— Да-да-да, бедный отец! — сочувственно сказал он. — А у господина Коцебу, говорят, один из сыновей в плену у французов.
Кошкуль это подтвердил: штабс-капитан Мориц фон Коцебу, служивший по квартирмейстерской части, прошлым летом находился при покойном генерал-майоре Кульневе и был захвачен в плен во время рекогносцировки.
— Тем похвальнее рвение его отца, который заставляет свой талант служить своему приемному отечеству и общему делу, — посерьезнел чиновник. — Я, знаете ли, читал и Шиллера, и Гете… Благородные страсти, идеалы — все это хорошо… но и опасно своею увлекательною силой. А сочинения господина Коцебу не отрывают от земли, не уносят за облака. Оттого и интерес, оттого и популярность, что все знакомо и узнаваемо! Вы же видели, Петр Иванович, как принимала публика его комедию! Какое воодушевление, какой порыв верноподданнических чувств! Это ведь не выдумки какие-нибудь, все так и было! Вот бы еще в Германии ее показать, тогда Наполеону совсем скоро придет конец. Как говорят французы, le ridicule tue[4].
— Они очень верно это говорят, — не выдержал Петер, — но смех фатален только в том случае, если избранный его мишенью сам совершит нечто достойное осмеяния.
Он говорил по-русски правильно и книжно. В свое время, когда его восьмилетним привезли из Митавы в Гатчину, цесаревич Павел Петрович лично поручил исполнительному Аракчееву обучить русскому языку подпрапорщика Петра Кошкуля.
— Что же смешного совершил Бонапарт? — Петер смотрел прямо в глаза своему собеседнику. (Какое замысловатое у него имя… Аполлинарий. А отчество? А, бог с ним.) — Поработил половину Европы? Сжег Москву? Погубил тысячи людей, которых увел за тридевять земель от родного дома? Все это гнусно, чудовищно, жестоко, но не смешно. И можно вырядить сколько угодно шутов в его серый редингот и шляпу, заставив их кривляться, — Бонапарт не станет от этого менее грозным.
Он хотел добавить, что многие из курляндцев, которые сегодня так шумно рукоплескали, выражая свой патриотизм и преданность императору Александру, вообще очутились в театре, а не где-нибудь в сибирской ссылке лишь потому, что Высочайший Манифест об изгнании неприятеля из России даровал прощение «вероломно покорившимся пришельцу», но вовремя остановился. Он и так наговорил много лишнего, чересчур разоткровенничавшись с малознакомым человеком. Dummkopf! Даже голова разболелась — напомнила о себе старая рана, полученная при Фридланде.

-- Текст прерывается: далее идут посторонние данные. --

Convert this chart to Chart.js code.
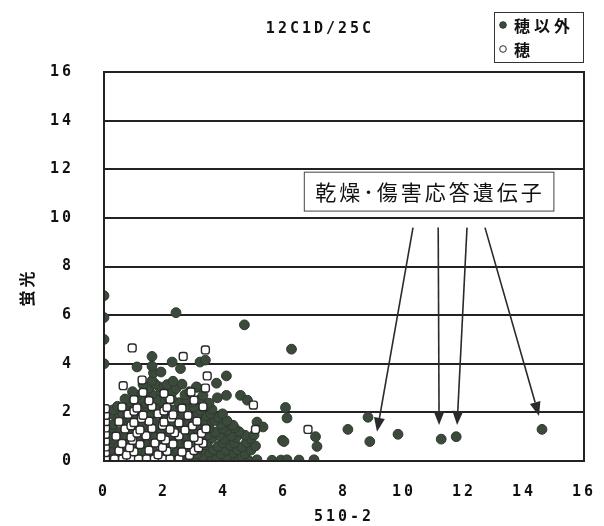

Русский смотрел на него серьезным, понимающим взглядом.
— Пожалуй, вы правы… Признаюсь вам по секрету, — он понизил голос, — в младых летах, еще не окончив учения, я разделял всеобщее тогда среди моих ровесников увлечение Бонапартом, который был в то время генералом. Помнится, ничего я так не желал, как иметь его маленький портрет! Но все это быстро прошло, разумеется, как только он явил свое истинное лицо. К тому же я никогда не имел склонности к военной службе.
Они расстались у дверей Акционклуба. Кошкуль поблагодарил за приглашение посетить своего нового знакомца, однако вежливо отклонил его: он послан в Курляндию ремонтером как местный уроженец, у него много дел по службе, а как только он их исполнит, нужно будет срочно нагонять свой полк. Чиновник пожелал ему успехов и выразил надежду, что поход победоносной российской армии вскоре завершится заключением долгожданного мира. Каждый пошел своей дорогой.
Было уже довольно поздно, когда почтовая карета прибыла в Суассон, однако Мориц сразу отправился к коменданту. Капитан де Класи вскоре спустился вниз, на ходу застегивая мундир, держал себя довольно любезно, взял со штабс-капитана Коцебу письменную присягу в том, что он не отлучится от города далее чем на полмили, и сообщил, что ему полагается безденежно квартира на три дня, а после придется нанимать ее за свои деньги. Кстати, есть ли они у него? Содержание пленным выплачивают в конце месяца. Мориц ответил, что есть.
Он с тоской предчувствовал беспокойную ночь скитаний по городу в поисках свободной квартиры, ругань между разбуженными хозяевами и продрогшими жандармами, которые непременно сорвут злость на нем, но судьба улыбнулась штабс-капитану, послав навстречу майора Свечина — давнего знакомого, захваченного в плен при Полоцке. Михаил Петрович привел его к себе (он квартировал у брадобрея Анри), где, к своей великой радости, Коцебу нашел и своего друга Гюне.